Even as the gov­ern­ment was us­ing its ma­jor­ity to de­feat a res­o­lu­tion the other day that arose out of the ques­tions the Tories have been ask­ing about the Canopy Growth land, we were lis­ten­ing day in and day out to ev­i­dence at the Muskrat Falls In­quiry that is cer­tainly giv­ing tons of cre­dence to the no­tion that ab­so­lutely noth­ing good comes from a gov­ern­ment or a Crown cor­po­ra­tion feel­ing it has some sort of in­alien­able right to do the busi­ness of the peo­ple in near com­plete pri­vacy and iso­la­tion.

For sure, the cannabis land is ob­vi­ously not in the cat­e­gory of the $12-bil­lion boon­dog­gle up north, but it’s the same prin­ci­ple: just don’t leave us in the dark, so to speak.

And it’s not as if this is some­thing new. Right from the get-go, right from Small­wood’s dic­ta­to­rial days, way too many New­found­lan­ders have al­lowed them­selves to sit back and adopt an at­ti­tude that once they’ve voted a gov­ern­ment into power, those elected politi­cos are to be trusted to al­ways do the right thing, and that it is some­how in­ap­pro­pri­ate to dare to de­mand ac­cess to all the in­for­ma­tion re­quired to ad­ju­di­cate what the power bro­kers are do­ing with “our” money.

It’s a pro­found form of un­healthy sub­servience.

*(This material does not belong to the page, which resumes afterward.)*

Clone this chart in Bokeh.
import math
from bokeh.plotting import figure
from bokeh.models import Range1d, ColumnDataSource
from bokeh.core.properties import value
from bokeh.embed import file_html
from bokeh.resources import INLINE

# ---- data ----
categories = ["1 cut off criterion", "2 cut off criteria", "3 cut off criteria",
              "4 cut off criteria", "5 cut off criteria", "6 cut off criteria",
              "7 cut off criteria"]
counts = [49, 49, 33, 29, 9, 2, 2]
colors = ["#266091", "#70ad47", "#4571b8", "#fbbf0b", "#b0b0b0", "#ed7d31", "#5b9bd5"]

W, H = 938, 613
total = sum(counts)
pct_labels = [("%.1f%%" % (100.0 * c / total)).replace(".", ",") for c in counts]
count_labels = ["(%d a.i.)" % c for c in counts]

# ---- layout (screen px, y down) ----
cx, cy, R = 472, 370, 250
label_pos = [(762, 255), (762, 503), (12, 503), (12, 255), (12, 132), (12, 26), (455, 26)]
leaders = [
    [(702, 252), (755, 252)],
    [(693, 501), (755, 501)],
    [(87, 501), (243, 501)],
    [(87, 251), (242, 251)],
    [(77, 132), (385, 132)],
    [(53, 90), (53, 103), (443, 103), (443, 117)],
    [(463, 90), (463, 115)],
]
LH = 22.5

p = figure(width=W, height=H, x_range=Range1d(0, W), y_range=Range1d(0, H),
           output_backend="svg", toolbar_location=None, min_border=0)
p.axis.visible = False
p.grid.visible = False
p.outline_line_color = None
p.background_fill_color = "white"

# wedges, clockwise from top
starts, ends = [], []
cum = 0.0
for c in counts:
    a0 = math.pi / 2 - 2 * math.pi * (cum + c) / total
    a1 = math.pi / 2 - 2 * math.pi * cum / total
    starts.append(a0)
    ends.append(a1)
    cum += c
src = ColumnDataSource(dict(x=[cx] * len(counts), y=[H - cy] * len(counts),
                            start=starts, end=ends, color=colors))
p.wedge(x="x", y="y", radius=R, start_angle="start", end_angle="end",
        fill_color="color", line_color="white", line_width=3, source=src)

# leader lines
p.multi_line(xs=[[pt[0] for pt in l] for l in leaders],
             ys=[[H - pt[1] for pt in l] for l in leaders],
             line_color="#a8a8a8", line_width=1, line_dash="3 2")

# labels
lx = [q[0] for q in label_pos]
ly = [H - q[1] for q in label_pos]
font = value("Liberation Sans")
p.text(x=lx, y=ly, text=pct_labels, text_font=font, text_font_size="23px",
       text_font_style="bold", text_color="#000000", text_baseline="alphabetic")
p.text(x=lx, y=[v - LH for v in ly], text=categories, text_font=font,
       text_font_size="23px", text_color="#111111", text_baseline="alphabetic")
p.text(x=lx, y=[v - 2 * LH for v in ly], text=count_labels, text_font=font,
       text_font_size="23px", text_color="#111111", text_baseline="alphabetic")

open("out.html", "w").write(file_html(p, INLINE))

At least there were howls of protest when the Dun­derdale gov­ern­ment at­tempted to place the province’s free­dom of in­for­ma­tion reg­u­la­tions in a cat­e­gory you’d as­so­ciate with dic­ta­tor­ships, a move (among oth­ers) that cost the premier her job.

And per­haps I’m a naive ide­al­ist, but I’ve never swal­lowed this idea that gov­ern­ments are re­quired to do so much of their busi­ness in se­crecy be­cause the fi­nan­cial mar­kets would be swayed or that com­pa­nies con­duct­ing af­fairs with the province would be re­luc­tant to do so if there was sig­nif­i­cant in­for­ma­tion pro­vided to the pub­lic.

It’s just such a con­ve­nient ar­gu­ment to make when gov­ern­ments (of all stripes) wish to keep their ac­tions un­der wraps.

Again, I don’t know whether there’s some­thing un­eth­i­cal or ne­far­i­ous oc­cur­ring in this cannabis land trans­ac­tion, but we, the un­washed, should have all the in­for­ma­tion we need to make that as­sess­ment.

That such in­for­ma­tion is some­how un­avail­able is not nearly good enough.